I’ve spent hours wondering outside of the box (or NP pathway application, if you will) about how else I could find myself a key to this door. I’ve set myself on an emotional rollercoaster more than once, following potential leads and getting excited – to more-or-less find myself back at the same doormat, knocking furiously without an answer.

Then, around Easter this year, something started falling together.

It was but a mere conversation between our established Urology NP and a member of the nursing executive team on a floor walk-around to hand out Easter eggs (for the surgical ‘Eggs-cellence Awards’… if you gagged reading that, never fear – so did I my friend. Another blissful health service attempt at gaining a following by capitalising on our competitive streak…but I digress). In this conversation, the Urology NP was asked by our EDNM that if the pie was in the sky, what did this look like for her.

She had harnessed this opportunity to paint a vivid picture of success that encompassed not only one other NP to support her advantageous workload, but also a NP candidate that could be trained on the job whilst they completed their degree, eventually to become the third Urology NP for the service (and forth Urology NP in the state).

Never thinking this could ever be considered as a financially sustainable suggestion for a service wildly in debt, it was a complete surprise when less than two-months later not only had one NP job been approved for recruitment, but a second as a NP candidate had also been approved. And when an email with the link to the job advertisement landed in my inbox, I couldn’t help but let myself hope that maybe this was the key I’d been waiting for.

Essentially what this mean is, that if i were successful in getting the candidate role, I would eliminate the requirement to firstly propose a NP position via the tedious 32-page candidate application, and would be able to study my Masters with no encumbrance by whether the health service wished to honour the position at the completion of my degree or not. I would not have to apply for the aforementioned created role at the end of my degree, nor bear the risk of someone else taking the role from me at the finish line. And at the risk of sounding too good to be true, I would be paid as a NP candidate throughout my studies as I worked in the role in an ‘apprenticeship’ style, gaining on-hands learning as I went.
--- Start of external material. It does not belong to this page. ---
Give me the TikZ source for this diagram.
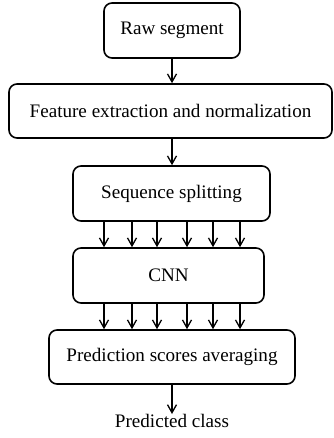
\documentclass[tikz,border=0pt]{standalone}
\usepackage{fontspec}
\setmainfont{Liberation Serif}
\usetikzlibrary{arrows.meta}
\begin{document}
\begin{tikzpicture}[x=1pt,y=-1pt,
  box/.style={draw,line width=1.6pt,rounded corners=8pt,inner sep=0pt,font=\fontsize{19.1}{22}\selectfont},
  arr/.style={line width=1.3pt,-{Straight Barb[length=8pt,width=9pt,line width=1.3pt]}},
  lbl/.style={inner sep=0pt,font=\fontsize{19.1}{22}\selectfont}]
\useasboundingbox (0,0) rectangle (333,438);
\node[box,minimum width=136pt,minimum height=55pt] (b1) at (172,30.5) {Raw segment};
\node[box,minimum width=323pt,minimum height=54pt] (b2) at (170.5,111) {Feature extraction and normalization};
\node[box,minimum width=197pt,minimum height=55pt] (b3) at (171.5,193.5) {Sequence splitting};
\node[box,minimum width=191pt,minimum height=55pt] (b4) at (168.5,275.5) {CNN};
\node[box,minimum width=246pt,minimum height=54pt] (b5) at (172,357) {Prediction scores averaging};
\node[lbl,anchor=north] (out) at (172,414) {Predicted class};
\draw[arr] (b1.south -| 172,0) -- (b2.north -| 172,0);
\draw[arr] (b2.south -| 172,0) -- (b3.north -| 172,0);
\foreach \x in {104,132,157,187,213,240}{
  \draw[arr] (b3.south -| \x,0) -- (b4.north -| \x,0);
  \draw[arr] (b4.south -| \x,0) -- (b5.north -| \x,0);
}
\draw[arr] (b5.south -| 172,0) -- (out.north -| 172,0);
\end{tikzpicture}
\end{document}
Now when I say that the terms outlaid in that paragraph are unheard of – I mean, they are seriously ‘pie in the sky’ statements. There has never been an opportunity like this as long as NP roles have existed. It has always been Hunger Games to get into NP, so I still can’t fathom that this opportunity found its way to my inbox, or that I’ve even had the chance to apply for it.
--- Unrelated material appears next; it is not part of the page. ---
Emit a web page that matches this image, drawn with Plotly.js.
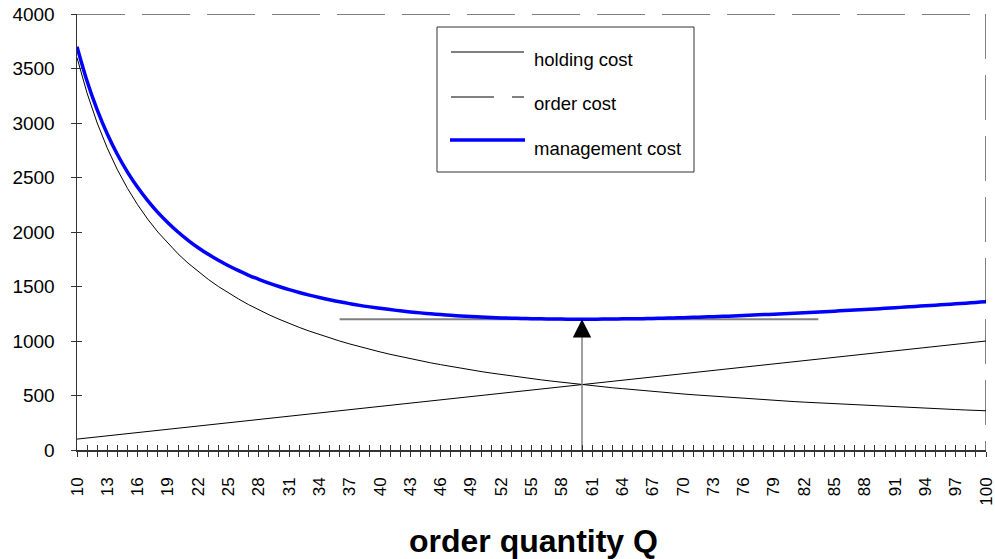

As expected, I spent at least a good week before I applied seriously wrestling my own self-doubt on whether I would make a good applicant. Trust me to get stage-fright the moment it comes time to apply for a one-in-a-lifetime opportunity and renegotiate my own attributes to mean less than they do. With a few more gentle pushes from Z and my Dad (and an email from my nursing director in earnest of my application), I finally hit the ‘Apply’ button and submitted my application.

While I wait to hear the outcome of the recruitment, I sit with equal parts anxiety worrying that I’ve only come so close to miss out, and excitement at the prospect of finally reaching such a huge career goal of mine. I flux in and out of both sentiments, desperately hoping for the latter and for finally gaining the ability to open this door.

I know that no matter which way this opportunity lands me, I will open the NP door. An investment in your own growth is never poorly placed, just sometimes it can take a little longer to see the return – like a stock market. And I’m adamant that this door won’t remain stuck forever, nor that these stocks won’t prove plentiful one day.

And in the meantime, I’ll keep knocking.